« Les Echos » ont fait débattre l’obstétricien et gynécologue René Frydman et la psychanalyste Catherine Bergeret-Amselek sur l’ouverture de la procréation médicalement assistée à toutes les femmes. Entre ces deux observateurs, beaucoup de désaccords de fond et quelques rares points de convergence.
Adopté en première lecture à l’Assemblée nationale le 15 octobre dernier, le projet de loi de bioéthique qui arrivera au Sénat en janvier ouvre la procréation médicalement assistée (PMA) à toutes les femmes. Un sujet sensible qui continue à diviser. Pour le grand obstétricien et gynécologue René Frydman, qui a permis la naissance en France, en février 1982, d’Amandine, premier « bébé-éprouvette », cette ouverture va dans le sens de l’histoire et ne peut qu’être approuvée. Psychanalyste et essayiste, membre de la Société de psychanalyse freudienne, Catherine Bergeret-Amselek, dont les travaux portent notamment sur les crises d’identité féminine (« Le Mystère des mères », « La Femme en crise », tous deux chez Desclée de Brouwer), est beaucoup plus réservée. Rencontre.
Le 21 septembre, trois jours avant l’ouverture des débats à l’Assemblée nationale, l’Académie de médecine a publié un avis disant que « la conception délibérée d’un enfant privé de père constitue une rupture anthropologique majeure qui n’est pas sans risque pour le développement psychologique et l’épanouissement de l’enfant ». Qu’en pensez-vous ?
René Frydman : L’Académie de médecine oublie juste de préciser que, cinq ans plus tôt, elle avait déjà publié un premier avis sur cette même question, fondé sur des études scientifiques, et que celui-ci allait dans le sens de l’ouverture de la PMA à toutes les femmes. Cette phrase que vous avez citée n’est que l’expression d’une conviction, en soi respectable. Mais elle ne repose pas sur de nouvelles données scientifiques, de nouvelles études qui auraient été faites entre il y a cinq ans et aujourd’hui, et qui auraient contredit les précédentes. En tout cas, l’avis de l’Académie ne les cite pas. La seule chose qui a changé, c’est que l’ancien ministre de la Santé Jean-François Mattei, dont on connaît les convictions, a été élu vice-président de l’Académie de médecine pour 2019 et la présidera en 2020.

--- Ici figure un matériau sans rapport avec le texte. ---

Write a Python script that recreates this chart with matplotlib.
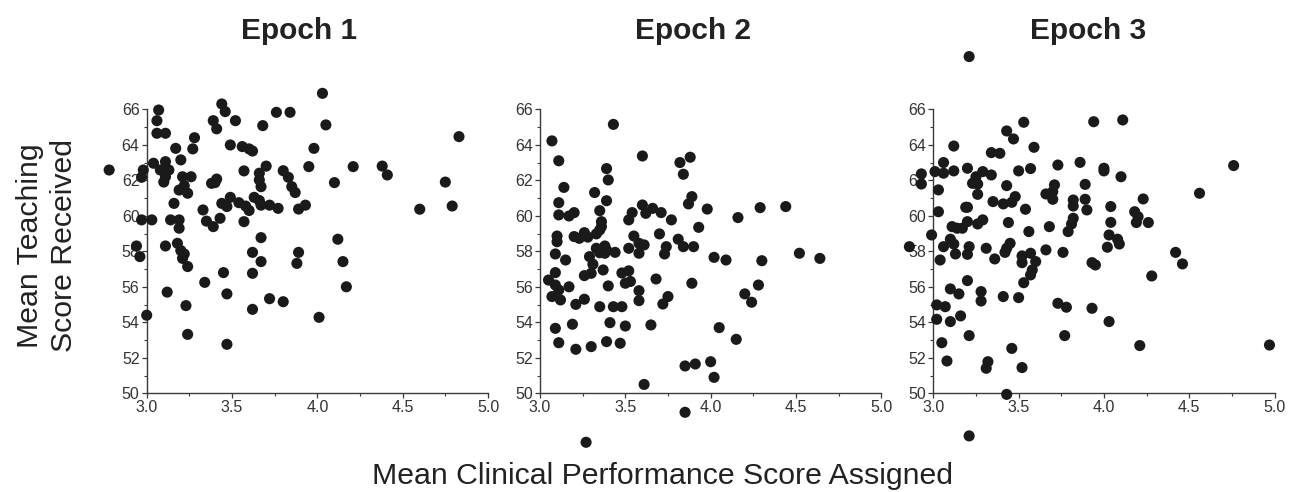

Le fait est que les quelques études dont nous disposons, et qui sont pour la plus large part anglo-saxonnes, concluent toutes que les enfants nés via une PMA, y compris dans les couples de femmes, ne présentent aucun trouble du développement. Il est vrai que certaines de ces études, qui sont d’ailleurs difficiles à réaliser, peuvent être partisanes, biaisées. Mais il en existe d’autres très solides. Je pense notamment à l’étude nationale longitudinale sur les familles lesbiennes (NLLFS), réalisée par une équipe à Boston. 77 enfants nés de femmes lesbiennes y ont été suivis de leur naissance à l’âge adulte : ils sont en tout point comparables aux enfants du groupe témoin.
Catherine Bergeret-Amselek : Attention tout de même avec ces études. Elles ne prennent en compte que le plan comportemental, mais ce n’est là que l’apparence. Les gens pensent qu’un enfant qui sourit, qui est sage, etc., est un enfant qui va bien. Pourtant, bien souvent, les enfants qui, dans leur inconscient, sont en souffrance, sont tout à fait souriants et sages.
Les études comportementales qu’évoque René Frydman ne nous montrent pas ce qui se passe au niveau inconscient, dans le psychisme de ces enfants. Qu’est-ce qui s’inscrit en eux de la différence des sexes ? Quelles représentations vont-ils se faire de cette question cruciale : comment fait-on les bébés ? De plus, que savons-nous des effets que ces parentalités paradoxales auront sur les générations suivantes ?
L’ouverture de la PMA aux femmes seules et homosexuelles pose des questions éthiques, politiques et cliniques. En tant que psychanalyste, je ne suis pas là pour ériger un point de vue normatif mais pour faire part des questions que je me pose. Notre ministre de la Santé déclare que le premier critère pour fonder une famille, c’est l’amour. Mais il n’y pas plus ambivalent que le désir d’enfant et l’amour, précisément, ne suffit pas.